Iraqi court sentences fourth French man to death for joining IS

Iraqi court sentences fourth French man to death for joining IS

May 27, 2019

Iraqi court sentences fourth French citizen to death by hanging for joining the Islamic State group as verdict on fifth man postponed over torture allegations

  • Mustafa Mohammed Ibrahim, 37, from Nice given sentence of death by hanging
  • Three other Frenchmen given capital punishment in Baghdad on Sunday
  • French government says that Iraqi judges have jurisdiction to give the rulings
  • The trial of another eight French IS fighters captured by US-backed Syrian Democratic Forces continues

An Iraqi court has today condemned a fourth French citizen to death for joining the Islamic State group, as the verdict for a fifth man was postponed after he testified to being tortured.

Mustafa Mohammed Ibrahim, 37, was given a sentence of death by hanging, according to an AFP journalist for a second day of sentencing.  

Yesterday, the court handed capital punishments to three other Frenchmen on trial for supporting the extremist terror group.

Security guards stand outside the building where Islamic State militants are being tried in a special counterterrorism court in Baghdad, Iraq.
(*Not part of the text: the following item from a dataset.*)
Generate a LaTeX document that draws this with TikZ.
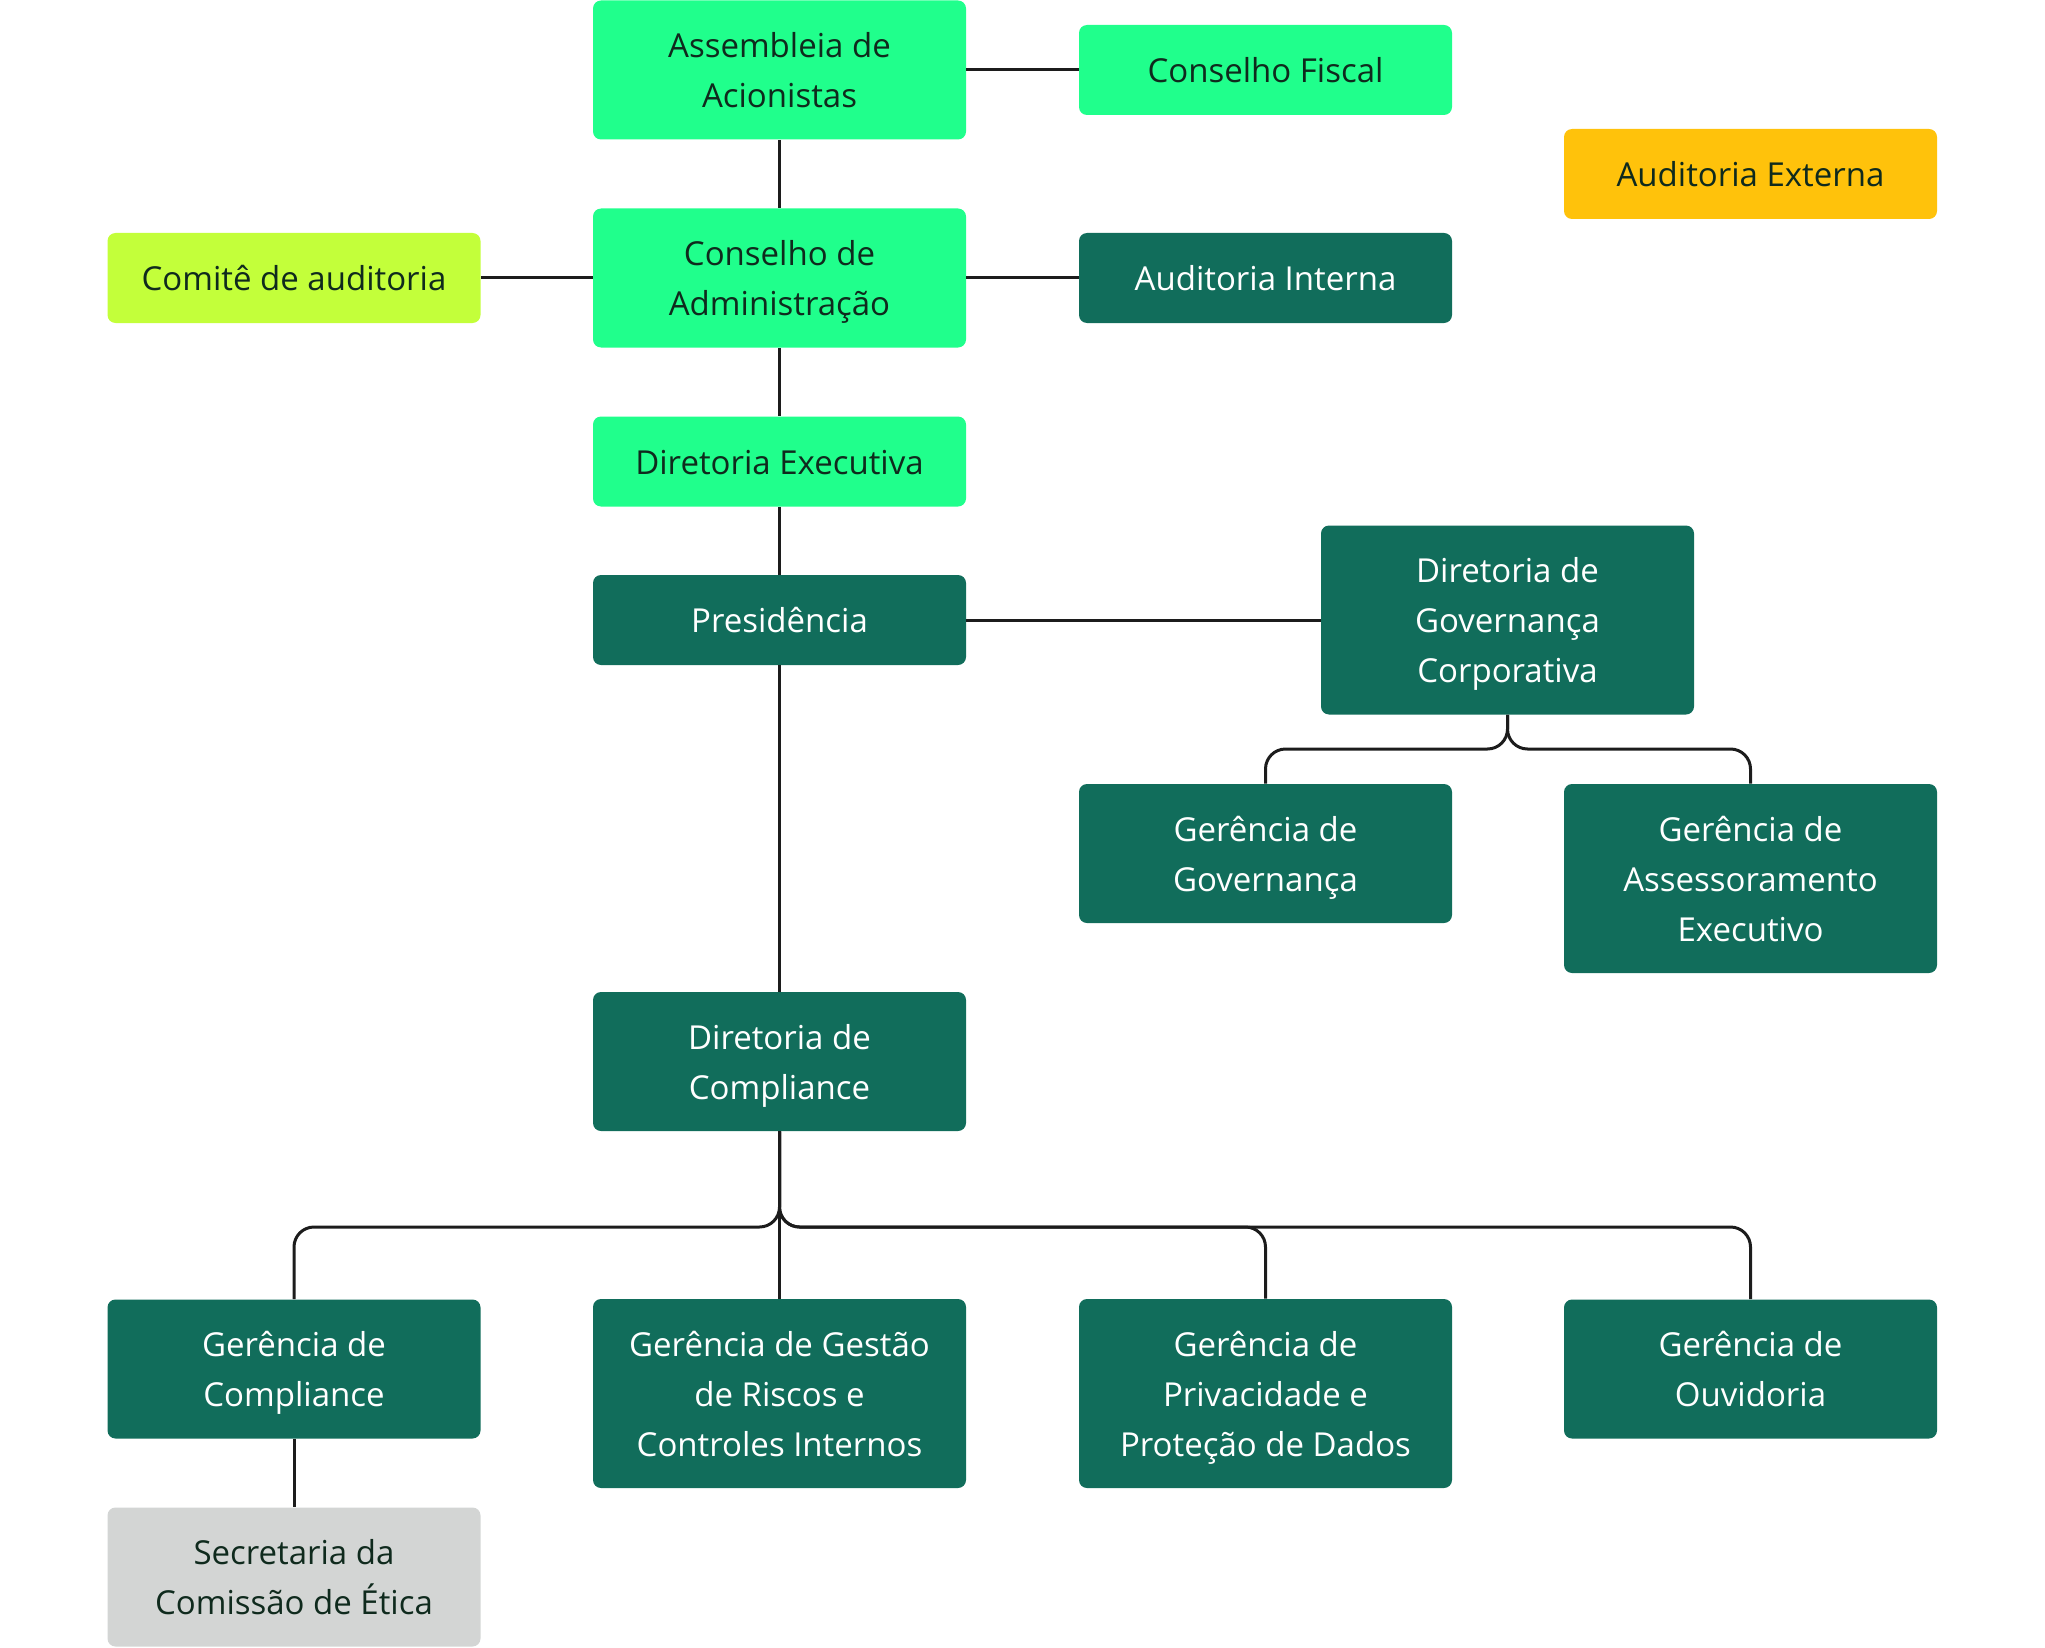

Four have been sentenced to death

France, meanwhile, said the Iraqi court has jurisdiction to rule in the cases, though a spokeswoman reiterated the French government’s opposition to the death penalty.  
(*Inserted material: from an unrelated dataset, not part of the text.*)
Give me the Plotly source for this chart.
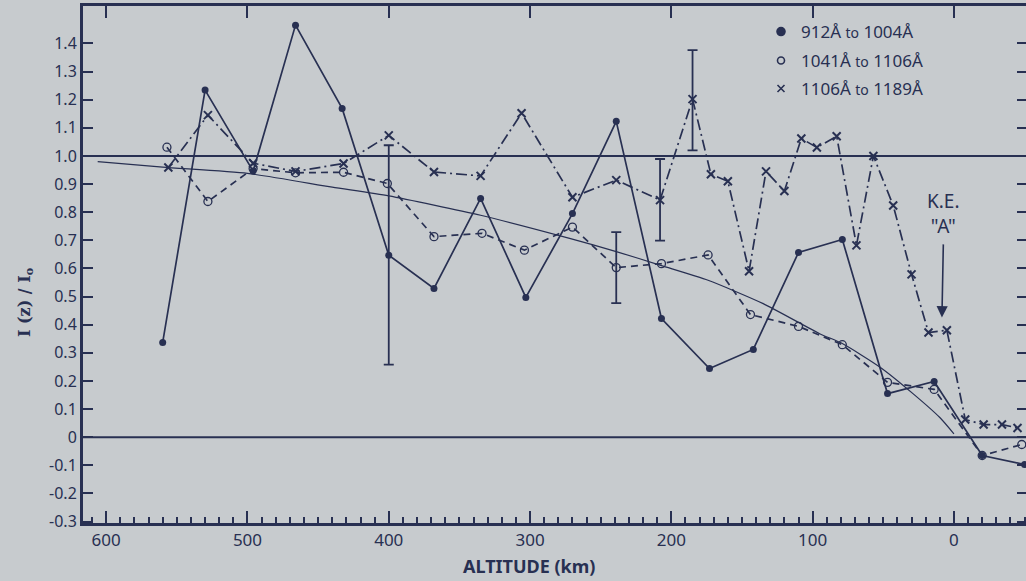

France’s foreign affairs spokeswoman Agnes Von der Muhll said France’s position is that adults detained in Iraq must be tried by the Iraqi justice system, as soon as it declares itself competent.
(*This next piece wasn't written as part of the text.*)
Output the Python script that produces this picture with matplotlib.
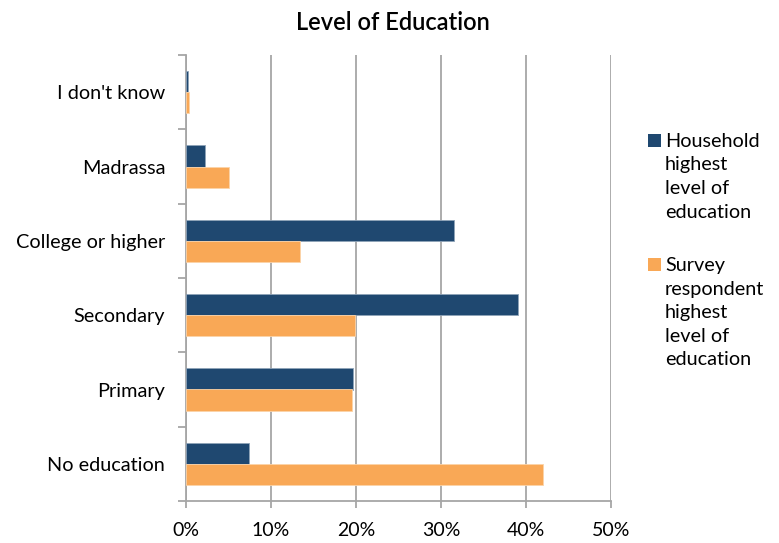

‘France respects the sovereignty of Iraqi authorities’ she added, though she expressed her country’s opposition to the death penalty, ‘in principle, at all times and in all places.’

The trials come as questions swirl about the legal treatment of thousands of foreign nationals formerly with the extremist group.

The Frenchmen on trial are among 12 French IS fighters whom the US-backed Syrian Democratic Forces handed over to Iraq in January.

The Kurdish-led group spearheaded the fight against IS in Syria and has handed over to Iraq hundreds of suspected IS members in recent months.

The defendant’s cage in an empty courtroom at Nineveh Criminal Court, one of two counterterrorism courts in Iraq where suspected Islamic State militants and their associates are being tried

Suspected Islamic State militants wait their turn for sentencing at the counterterrorism court in Baghdad, Iraq last week

IS ‘terrorists must answer for their crimes in court,’ said France’s foreign affair’s ministry spokeswoman, Agnes von der Muhll.

As Monday’s proceedings opened, the first to appear was Mustafa Mohammed Ibrahim, 37, from the Mediterranean city of Nice. Ibrahim, of Tunisian origin, with short hair and a light beard, walked in the courtroom wearing a yellow prison uniform with ‘Reforms Department’ printed on the back in Arabic

‘I ask for forgiveness from the people of Iraq and Syria and the victims,’ Ibrahim said before Judge Ahmed Mohammed ordered he remove his top in order to see if there were any signs of torture on his body. None were visible.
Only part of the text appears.